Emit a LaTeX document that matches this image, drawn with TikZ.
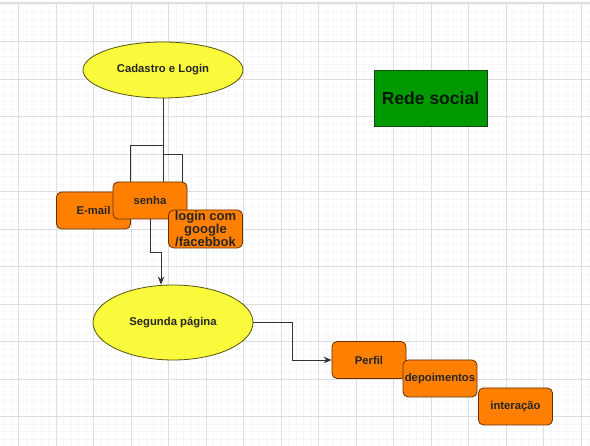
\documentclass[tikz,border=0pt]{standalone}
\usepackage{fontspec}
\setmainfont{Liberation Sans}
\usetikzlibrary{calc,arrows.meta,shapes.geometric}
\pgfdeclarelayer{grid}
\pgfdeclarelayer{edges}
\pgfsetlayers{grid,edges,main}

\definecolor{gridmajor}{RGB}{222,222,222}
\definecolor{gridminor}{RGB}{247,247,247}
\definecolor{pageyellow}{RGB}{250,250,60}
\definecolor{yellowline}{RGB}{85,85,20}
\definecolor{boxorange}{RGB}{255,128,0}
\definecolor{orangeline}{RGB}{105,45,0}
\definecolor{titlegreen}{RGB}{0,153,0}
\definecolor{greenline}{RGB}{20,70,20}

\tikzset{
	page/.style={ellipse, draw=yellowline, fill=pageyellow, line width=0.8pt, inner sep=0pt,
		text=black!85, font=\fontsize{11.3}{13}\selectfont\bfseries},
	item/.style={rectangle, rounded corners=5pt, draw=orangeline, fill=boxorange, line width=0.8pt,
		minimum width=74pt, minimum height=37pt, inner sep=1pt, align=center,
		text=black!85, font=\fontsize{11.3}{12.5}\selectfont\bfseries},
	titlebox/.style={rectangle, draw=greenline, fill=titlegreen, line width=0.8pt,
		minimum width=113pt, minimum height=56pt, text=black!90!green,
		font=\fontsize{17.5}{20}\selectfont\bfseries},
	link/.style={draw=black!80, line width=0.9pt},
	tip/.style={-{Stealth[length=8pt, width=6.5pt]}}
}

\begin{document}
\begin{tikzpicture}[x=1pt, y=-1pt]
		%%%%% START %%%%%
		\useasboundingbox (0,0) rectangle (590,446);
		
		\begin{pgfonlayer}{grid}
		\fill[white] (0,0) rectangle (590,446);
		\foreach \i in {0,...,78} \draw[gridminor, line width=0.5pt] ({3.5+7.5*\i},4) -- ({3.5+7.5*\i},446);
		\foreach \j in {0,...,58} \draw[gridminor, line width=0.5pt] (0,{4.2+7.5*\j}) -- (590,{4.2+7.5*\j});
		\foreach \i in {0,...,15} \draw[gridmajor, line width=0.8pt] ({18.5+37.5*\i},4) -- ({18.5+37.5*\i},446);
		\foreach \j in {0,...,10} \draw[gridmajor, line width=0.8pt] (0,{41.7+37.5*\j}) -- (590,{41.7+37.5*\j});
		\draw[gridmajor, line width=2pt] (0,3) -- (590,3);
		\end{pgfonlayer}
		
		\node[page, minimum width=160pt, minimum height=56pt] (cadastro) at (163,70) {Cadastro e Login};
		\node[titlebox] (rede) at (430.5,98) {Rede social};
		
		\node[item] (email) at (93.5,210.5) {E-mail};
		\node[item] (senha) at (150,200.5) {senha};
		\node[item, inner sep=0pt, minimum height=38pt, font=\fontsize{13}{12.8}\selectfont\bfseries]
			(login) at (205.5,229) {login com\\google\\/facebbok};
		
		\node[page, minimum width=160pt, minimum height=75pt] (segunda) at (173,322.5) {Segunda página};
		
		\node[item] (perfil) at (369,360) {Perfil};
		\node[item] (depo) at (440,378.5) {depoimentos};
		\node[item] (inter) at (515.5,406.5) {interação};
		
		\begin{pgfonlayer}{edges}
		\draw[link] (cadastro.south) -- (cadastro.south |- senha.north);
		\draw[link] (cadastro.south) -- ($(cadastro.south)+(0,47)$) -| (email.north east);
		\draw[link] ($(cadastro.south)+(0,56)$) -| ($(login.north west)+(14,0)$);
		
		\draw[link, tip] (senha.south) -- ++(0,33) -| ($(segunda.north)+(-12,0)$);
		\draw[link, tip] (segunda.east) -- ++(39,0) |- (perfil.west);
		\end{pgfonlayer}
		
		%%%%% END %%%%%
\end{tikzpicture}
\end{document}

######

EXERCISE TASK ->
Write out the data precisely as given, excluding the pictures.

RESPONSE ->
Emit a LaTeX document that matches this image, drawn with TikZ.
\documentclass[tikz,border=0pt]{standalone}
\usepackage{fontspec}
\setmainfont{Liberation Sans}
\usetikzlibrary{calc,arrows.meta,shapes.geometric}
\pgfdeclarelayer{grid}
\pgfdeclarelayer{edges}
\pgfsetlayers{grid,edges,main}

\definecolor{gridmajor}{RGB}{222,222,222}
\definecolor{gridminor}{RGB}{247,247,247}
\definecolor{pageyellow}{RGB}{250,250,60}
\definecolor{yellowline}{RGB}{85,85,20}
\definecolor{boxorange}{RGB}{255,128,0}
\definecolor{orangeline}{RGB}{105,45,0}
\definecolor{titlegreen}{RGB}{0,153,0}
\definecolor{greenline}{RGB}{20,70,20}

\tikzset{
	page/.style={ellipse, draw=yellowline, fill=pageyellow, line width=0.8pt, inner sep=0pt,
		text=black!85, font=\fontsize{11.3}{13}\selectfont\bfseries},
	item/.style={rectangle, rounded corners=5pt, draw=orangeline, fill=boxorange, line width=0.8pt,
		minimum width=74pt, minimum height=37pt, inner sep=1pt, align=center,
		text=black!85, font=\fontsize{11.3}{12.5}\selectfont\bfseries},
	titlebox/.style={rectangle, draw=greenline, fill=titlegreen, line width=0.8pt,
		minimum width=113pt, minimum height=56pt, text=black!90!green,
		font=\fontsize{17.5}{20}\selectfont\bfseries},
	link/.style={draw=black!80, line width=0.9pt},
	tip/.style={-{Stealth[length=8pt, width=6.5pt]}}
}

\begin{document}
\begin{tikzpicture}[x=1pt, y=-1pt]
		%%%%% START %%%%%
		\useasboundingbox (0,0) rectangle (590,446);
		
		\begin{pgfonlayer}{grid}
		\fill[white] (0,0) rectangle (590,446);
		\foreach \i in {0,...,78} \draw[gridminor, line width=0.5pt] ({3.5+7.5*\i},4) -- ({3.5+7.5*\i},446);
		\foreach \j in {0,...,58} \draw[gridminor, line width=0.5pt] (0,{4.2+7.5*\j}) -- (590,{4.2+7.5*\j});
		\foreach \i in {0,...,15} \draw[gridmajor, line width=0.8pt] ({18.5+37.5*\i},4) -- ({18.5+37.5*\i},446);
		\foreach \j in {0,...,10} \draw[gridmajor, line width=0.8pt] (0,{41.7+37.5*\j}) -- (590,{41.7+37.5*\j});
		\draw[gridmajor, line width=2pt] (0,3) -- (590,3);
		\end{pgfonlayer}
		
		\node[page, minimum width=160pt, minimum height=56pt] (cadastro) at (163,70) {Cadastro e Login};
		\node[titlebox] (rede) at (430.5,98) {Rede social};
		
		\node[item] (email) at (93.5,210.5) {E-mail};
		\node[item] (senha) at (150,200.5) {senha};
		\node[item, inner sep=0pt, minimum height=38pt, font=\fontsize{13}{12.8}\selectfont\bfseries]
			(login) at (205.5,229) {login com\\google\\/facebbok};
		
		\node[page, minimum width=160pt, minimum height=75pt] (segunda) at (173,322.5) {Segunda página};
		
		\node[item] (perfil) at (369,360) {Perfil};
		\node[item] (depo) at (440,378.5) {depoimentos};
		\node[item] (inter) at (515.5,406.5) {interação};
		
		\begin{pgfonlayer}{edges}
		\draw[link] (cadastro.south) -- (cadastro.south |- senha.north);
		\draw[link] (cadastro.south) -- ($(cadastro.south)+(0,47)$) -| (email.north east);
		\draw[link] ($(cadastro.south)+(0,56)$) -| ($(login.north west)+(14,0)$);
		
		\draw[link, tip] (senha.south) -- ++(0,33) -| ($(segunda.north)+(-12,0)$);
		\draw[link, tip] (segunda.east) -- ++(39,0) |- (perfil.west);
		\end{pgfonlayer}
		
		%%%%% END %%%%%
\end{tikzpicture}
\end{document}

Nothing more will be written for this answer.